Dünya üzerindeki tüm yaşam biçimlerinin sonu milyarlarca yıl sonra gelecek olsa da, insanlık için tehlike çok daha erken kapıda olabilir. NASA araştırmacıları ile Japonya’daki Toho Üniversitesi’nden bilim insanları, süper bilgisayarlarla yürüttükleri yeni bir çalışmada, gezegenimizin yaşanabilirlik süresini yeniden modelledi.
Bilim insanlarına göre Dünya’daki yaşamın kaderi, doğrudan Güneş’in yaşam döngüsüne bağlı.
Araştırmada, Güneş’in önümüzdeki milyarlarca yıl içinde genişleyip ısınmasıyla birlikte, Dünya’nın yüzey sıcaklıklarının da sürekli artacağı hesaplandı. Elde edilen verilere göre, gezegenin tüm canlılar için yaşanmaz hale geleceği tarih 1.000.002.021 yılı olarak belirlendi. Bu noktada, bugün en zorlu koşullara dayanabilen mikroorganizmalar dahi varlığını sürdüremeyecek.
Araştırmanın en dikkat çekici kısmı, insan yaşamı için tehlikenin milyarlarca yıl beklemeyeceği gerçeği.
Güneş’in giderek artan ısısı, atmosferin bileşimini değiştirecek; oksijen oranı düşecek, hava kalitesi bozulacak ve sıcaklıklar keskin biçimde yükselecek.
Bilim insanları, bu süreci hızlandıran unsurlar arasında iklim değişikliği ve artan güneş fırtınalarını da gösteriyor. Özellikle Güneş’teki koronal patlamaların son yıllarda sıklaşması, Dünya’nın manyetik alanını zayıflatıyor ve atmosferdeki oksijen seviyesini düşürüyor.
Araştırmacılara göre, yaşam bir anda sona ermeyecek. Dünya, yavaş ve geri dönüşsüz bir sönümlenme sürecine girecek.

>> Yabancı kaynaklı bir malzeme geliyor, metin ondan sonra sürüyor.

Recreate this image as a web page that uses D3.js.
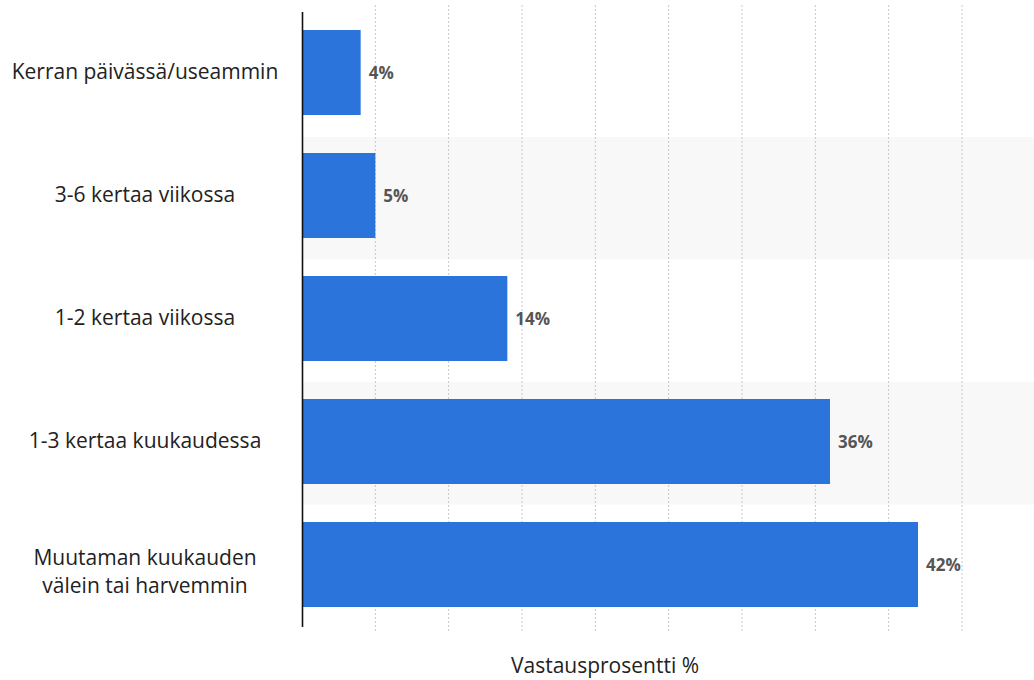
<!DOCTYPE html>
<html><head><meta charset="utf-8">
<script src="https://cdn.jsdelivr.net/npm/d3@7"></script>
<style>body{margin:0;background:#fff}svg{display:block}</style>
</head><body>
<svg id="c" width="1034" height="680"></svg>
<script>
const categories = [
  ["Kerran päivässä/useammin"],
  ["3-6 kertaa viikossa"],
  ["1-2 kertaa viikossa"],
  ["1-3 kertaa kuukaudessa"],
  ["Muutaman kuukauden", "välein tai harvemmin"]
];
const values = [4, 5, 14, 36, 42];
const valueLabels = ["4%", "5%", "14%", "36%", "42%"];
const gridTicks = [5, 10, 15, 20, 25, 30, 35, 40, 45];
const axisTitle = "Vastausprosentti %";

const svg = d3.select("#c");
const plotLeft = 302;
const x = d3.scaleLinear().domain([0, 45]).range([plotLeft, 962]);
const y = d3.scaleBand().domain(d3.range(values.length)).range([30, 607]).paddingInner(0.309).paddingOuter(0);
const band = d3.scaleBand().domain(d3.range(values.length)).range([14.5, 627]);

// alternating row background
svg.selectAll("rect.bg").data(values).join("rect")
  .attr("class", "bg")
  .attr("x", plotLeft).attr("width", 1034 - plotLeft)
  .attr("y", (d, i) => band(i)).attr("height", band.bandwidth())
  .attr("fill", (d, i) => i % 2 ? "#f8f8f8" : "none");

// gridlines
svg.selectAll("line.grid").data(gridTicks).join("line")
  .attr("class", "grid")
  .attr("x1", d => x(d)).attr("x2", d => x(d))
  .attr("y1", 5).attr("y2", 632)
  .attr("stroke", "#c8c8c8").attr("stroke-width", 1)
  .attr("stroke-dasharray", "2,2");

// bars
svg.selectAll("rect.bar").data(values).join("rect")
  .attr("class", "bar")
  .attr("x", x(0)).attr("width", d => x(d) - x(0))
  .attr("y", (d, i) => y(i)).attr("height", y.bandwidth())
  .attr("fill", "#2a74dc");

// axis line
svg.append("line").attr("x1", plotLeft + 0.5).attr("x2", plotLeft + 0.5)
  .attr("y1", 12).attr("y2", 627).attr("stroke", "#111").attr("stroke-width", 1.6);

// value labels
svg.selectAll("text.val").data(values).join("text")
  .attr("class", "val")
  .attr("x", d => x(d) + 8)
  .attr("y", (d, i) => y(i) + y.bandwidth() / 2)
  .attr("dy", "0.4em")
  .attr("font-family", "Open Sans, sans-serif").attr("font-weight", "bold")
  .attr("font-size", 17).attr("fill", "#555")
  .text((d, i) => valueLabels[i]);

// category labels
const cat = svg.selectAll("text.cat").data(categories).join("text")
  .attr("class", "cat")
  .attr("font-family", "Open Sans, sans-serif")
  .attr("font-size", 21).attr("fill", "#222")
  .attr("text-anchor", "middle");
cat.each(function(lines, i) {
  const cy = y(i) + y.bandwidth() / 2 + (lines.length > 1 ? 8 : 0);
  const lh = 28;
  d3.select(this).selectAll("tspan").data(lines).join("tspan")
    .attr("x", 145)
    .attr("y", (l, j) => cy + (j - (lines.length - 1) / 2) * lh)
    .attr("dy", "0.33em")
    .text(l => l);
});

svg.append("text").attr("x", 605).attr("y", 673)
  .attr("text-anchor", "middle")
  .attr("font-family", "Open Sans, sans-serif").attr("font-size", 21).attr("fill", "#222")
  .text(axisTitle);
</script>
</body></html>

Ancak bu uzun vadeli senaryoya rağmen, uzmanlar insanlığın bugünden önlem alması gerektiği konusunda hemfikir. Çevresel felaketleri önleyecek adımların atılması, teknolojik ve biyolojik adaptasyonun hızlandırılması gerekiyor.
Araştırma, insanlığın geleceği için iki temel senaryo öne çıkarıyor.
Birincisi; kapalı yaşam destek sistemleri, yapay ekosferler ve yeraltı şehirleri gibi teknolojik çözümlerle Dünya üzerindeki yaşamın mümkün olduğu kadar uzun süre korunması.
İkincisi ise; uzay kolonizasyonu. NASA ve SpaceX gibi kurumların yürüttüğü Mars projeleri, insanlığın başka gezegenlerde varlık göstermesi için atılan ilk adımlar olarak değerlendiriliyor.
Bilim insanları, insanlığın “son tarihinin” net olmadığını, ancak yaşanabilir koşulların sanılandan çok daha erken bozulmaya başlayacağını belirtiyor.
Dünya için geri sayım başlamış olabilir; fakat araştırmacılara göre hâlâ umut var — yeter ki insanlık, bugünden geleceğini planlamayı seçsin.